From the top of the records below down to the line containing "var avg60 = 47.7;", reproduce every line exactly.
====== Input rows
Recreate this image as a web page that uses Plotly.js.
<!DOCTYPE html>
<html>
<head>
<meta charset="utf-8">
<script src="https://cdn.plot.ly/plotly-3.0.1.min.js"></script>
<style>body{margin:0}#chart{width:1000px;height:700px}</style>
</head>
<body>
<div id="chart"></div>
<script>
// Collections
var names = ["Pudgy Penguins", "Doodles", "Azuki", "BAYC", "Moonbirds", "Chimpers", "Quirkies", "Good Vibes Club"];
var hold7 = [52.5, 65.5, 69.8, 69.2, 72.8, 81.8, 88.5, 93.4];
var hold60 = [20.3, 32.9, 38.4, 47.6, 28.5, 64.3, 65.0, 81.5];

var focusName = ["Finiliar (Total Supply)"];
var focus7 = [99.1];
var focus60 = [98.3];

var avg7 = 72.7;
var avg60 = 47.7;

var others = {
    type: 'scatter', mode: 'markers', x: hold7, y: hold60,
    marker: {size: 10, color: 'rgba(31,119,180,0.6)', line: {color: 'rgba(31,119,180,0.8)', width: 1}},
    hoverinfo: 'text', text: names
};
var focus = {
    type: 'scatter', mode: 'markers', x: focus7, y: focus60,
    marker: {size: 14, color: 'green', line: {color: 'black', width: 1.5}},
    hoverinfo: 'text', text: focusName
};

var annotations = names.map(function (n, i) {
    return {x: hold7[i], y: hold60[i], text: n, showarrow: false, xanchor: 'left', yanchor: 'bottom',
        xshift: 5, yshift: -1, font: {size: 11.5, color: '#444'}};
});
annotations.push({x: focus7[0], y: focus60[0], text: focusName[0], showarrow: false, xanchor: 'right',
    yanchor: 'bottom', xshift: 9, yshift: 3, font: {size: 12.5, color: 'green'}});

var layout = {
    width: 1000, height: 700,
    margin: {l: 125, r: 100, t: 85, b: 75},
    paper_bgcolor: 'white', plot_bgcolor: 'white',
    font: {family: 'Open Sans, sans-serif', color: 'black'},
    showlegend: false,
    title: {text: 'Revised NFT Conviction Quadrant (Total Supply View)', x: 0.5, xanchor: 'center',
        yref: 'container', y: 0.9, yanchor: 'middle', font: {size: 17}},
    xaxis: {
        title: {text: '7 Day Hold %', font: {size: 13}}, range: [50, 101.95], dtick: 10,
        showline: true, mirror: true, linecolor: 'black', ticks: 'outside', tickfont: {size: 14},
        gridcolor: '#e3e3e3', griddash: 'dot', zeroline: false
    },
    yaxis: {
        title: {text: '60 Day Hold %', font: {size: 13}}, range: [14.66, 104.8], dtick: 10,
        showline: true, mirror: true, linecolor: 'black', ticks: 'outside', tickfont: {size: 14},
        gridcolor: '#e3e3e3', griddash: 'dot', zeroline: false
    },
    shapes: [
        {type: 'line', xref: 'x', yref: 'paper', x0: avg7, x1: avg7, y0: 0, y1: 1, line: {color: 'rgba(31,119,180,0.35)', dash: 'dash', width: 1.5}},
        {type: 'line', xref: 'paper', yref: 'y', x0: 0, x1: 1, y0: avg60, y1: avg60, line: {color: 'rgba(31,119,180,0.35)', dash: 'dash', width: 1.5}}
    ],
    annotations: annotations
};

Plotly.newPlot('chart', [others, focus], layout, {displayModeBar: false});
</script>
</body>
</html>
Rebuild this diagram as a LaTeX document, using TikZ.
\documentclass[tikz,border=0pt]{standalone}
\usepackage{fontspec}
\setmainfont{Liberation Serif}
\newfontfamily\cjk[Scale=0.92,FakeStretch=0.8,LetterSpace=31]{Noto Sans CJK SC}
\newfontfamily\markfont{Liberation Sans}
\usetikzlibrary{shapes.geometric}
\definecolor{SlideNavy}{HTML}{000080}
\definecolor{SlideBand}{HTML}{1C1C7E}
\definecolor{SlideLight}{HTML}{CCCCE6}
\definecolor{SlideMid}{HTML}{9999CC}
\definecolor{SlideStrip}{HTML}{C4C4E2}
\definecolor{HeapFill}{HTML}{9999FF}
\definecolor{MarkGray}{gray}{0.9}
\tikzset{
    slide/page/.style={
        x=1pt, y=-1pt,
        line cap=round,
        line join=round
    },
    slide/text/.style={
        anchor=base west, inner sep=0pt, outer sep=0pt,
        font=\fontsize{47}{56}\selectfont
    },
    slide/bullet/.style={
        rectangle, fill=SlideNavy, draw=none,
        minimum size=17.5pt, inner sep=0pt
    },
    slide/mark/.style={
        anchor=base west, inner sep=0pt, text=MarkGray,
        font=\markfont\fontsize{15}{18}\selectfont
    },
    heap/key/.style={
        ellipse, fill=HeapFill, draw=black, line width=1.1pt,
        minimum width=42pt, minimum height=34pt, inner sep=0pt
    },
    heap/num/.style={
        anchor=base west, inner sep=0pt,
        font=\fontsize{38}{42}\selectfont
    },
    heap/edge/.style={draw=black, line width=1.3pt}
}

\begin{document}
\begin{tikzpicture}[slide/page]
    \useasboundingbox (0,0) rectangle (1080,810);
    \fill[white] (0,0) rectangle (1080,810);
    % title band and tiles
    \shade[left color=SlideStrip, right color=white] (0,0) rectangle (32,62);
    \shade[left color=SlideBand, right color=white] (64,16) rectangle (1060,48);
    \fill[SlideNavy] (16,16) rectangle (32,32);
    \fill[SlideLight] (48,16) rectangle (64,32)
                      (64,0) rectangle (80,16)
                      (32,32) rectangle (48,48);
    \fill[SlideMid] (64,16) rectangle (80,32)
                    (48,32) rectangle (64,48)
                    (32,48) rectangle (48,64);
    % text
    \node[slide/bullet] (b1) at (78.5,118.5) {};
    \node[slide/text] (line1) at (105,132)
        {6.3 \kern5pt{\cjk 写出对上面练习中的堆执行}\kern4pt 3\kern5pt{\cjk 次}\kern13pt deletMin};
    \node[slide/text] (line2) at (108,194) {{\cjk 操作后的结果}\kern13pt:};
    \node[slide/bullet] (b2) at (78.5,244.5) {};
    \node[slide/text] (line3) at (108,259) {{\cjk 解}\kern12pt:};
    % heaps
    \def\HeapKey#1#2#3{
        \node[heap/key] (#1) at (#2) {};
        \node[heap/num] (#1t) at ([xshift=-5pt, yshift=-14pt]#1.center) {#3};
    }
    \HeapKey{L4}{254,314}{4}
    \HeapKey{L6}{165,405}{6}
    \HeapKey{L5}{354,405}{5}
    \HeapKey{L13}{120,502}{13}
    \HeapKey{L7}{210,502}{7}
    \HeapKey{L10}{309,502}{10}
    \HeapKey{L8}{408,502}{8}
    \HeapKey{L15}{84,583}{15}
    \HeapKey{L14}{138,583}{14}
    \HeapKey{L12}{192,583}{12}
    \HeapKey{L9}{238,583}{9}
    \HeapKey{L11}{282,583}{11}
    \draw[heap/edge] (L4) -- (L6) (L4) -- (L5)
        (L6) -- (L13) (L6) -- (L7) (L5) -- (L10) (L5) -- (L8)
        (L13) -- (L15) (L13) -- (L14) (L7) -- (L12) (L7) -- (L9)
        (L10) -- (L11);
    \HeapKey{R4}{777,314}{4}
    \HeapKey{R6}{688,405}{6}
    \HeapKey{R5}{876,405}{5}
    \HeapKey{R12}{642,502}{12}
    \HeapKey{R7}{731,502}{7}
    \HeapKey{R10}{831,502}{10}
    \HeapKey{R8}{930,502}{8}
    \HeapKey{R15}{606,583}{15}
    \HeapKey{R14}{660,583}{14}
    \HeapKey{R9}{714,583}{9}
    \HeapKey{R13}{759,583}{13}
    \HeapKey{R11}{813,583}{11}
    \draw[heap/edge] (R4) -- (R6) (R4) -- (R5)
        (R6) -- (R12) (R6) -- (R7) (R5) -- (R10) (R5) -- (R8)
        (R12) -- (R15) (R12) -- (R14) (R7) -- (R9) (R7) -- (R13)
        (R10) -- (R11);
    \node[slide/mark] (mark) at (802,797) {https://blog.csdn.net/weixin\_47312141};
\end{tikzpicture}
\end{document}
============
## Correct result:
Recreate this image as a web page that uses Plotly.js.
<!DOCTYPE html>
<html>
<head>
<meta charset="utf-8">
<script src="https://cdn.plot.ly/plotly-3.0.1.min.js"></script>
<style>body{margin:0}#chart{width:1000px;height:700px}</style>
</head>
<body>
<div id="chart"></div>
<script>
// Collections
var names = ["Pudgy Penguins", "Doodles", "Azuki", "BAYC", "Moonbirds", "Chimpers", "Quirkies", "Good Vibes Club"];
var hold7 = [52.5, 65.5, 69.8, 69.2, 72.8, 81.8, 88.5, 93.4];
var hold60 = [20.3, 32.9, 38.4, 47.6, 28.5, 64.3, 65.0, 81.5];

var focusName = ["Finiliar (Total Supply)"];
var focus7 = [99.1];
var focus60 = [98.3];

var avg7 = 72.7;
var avg60 = 47.7;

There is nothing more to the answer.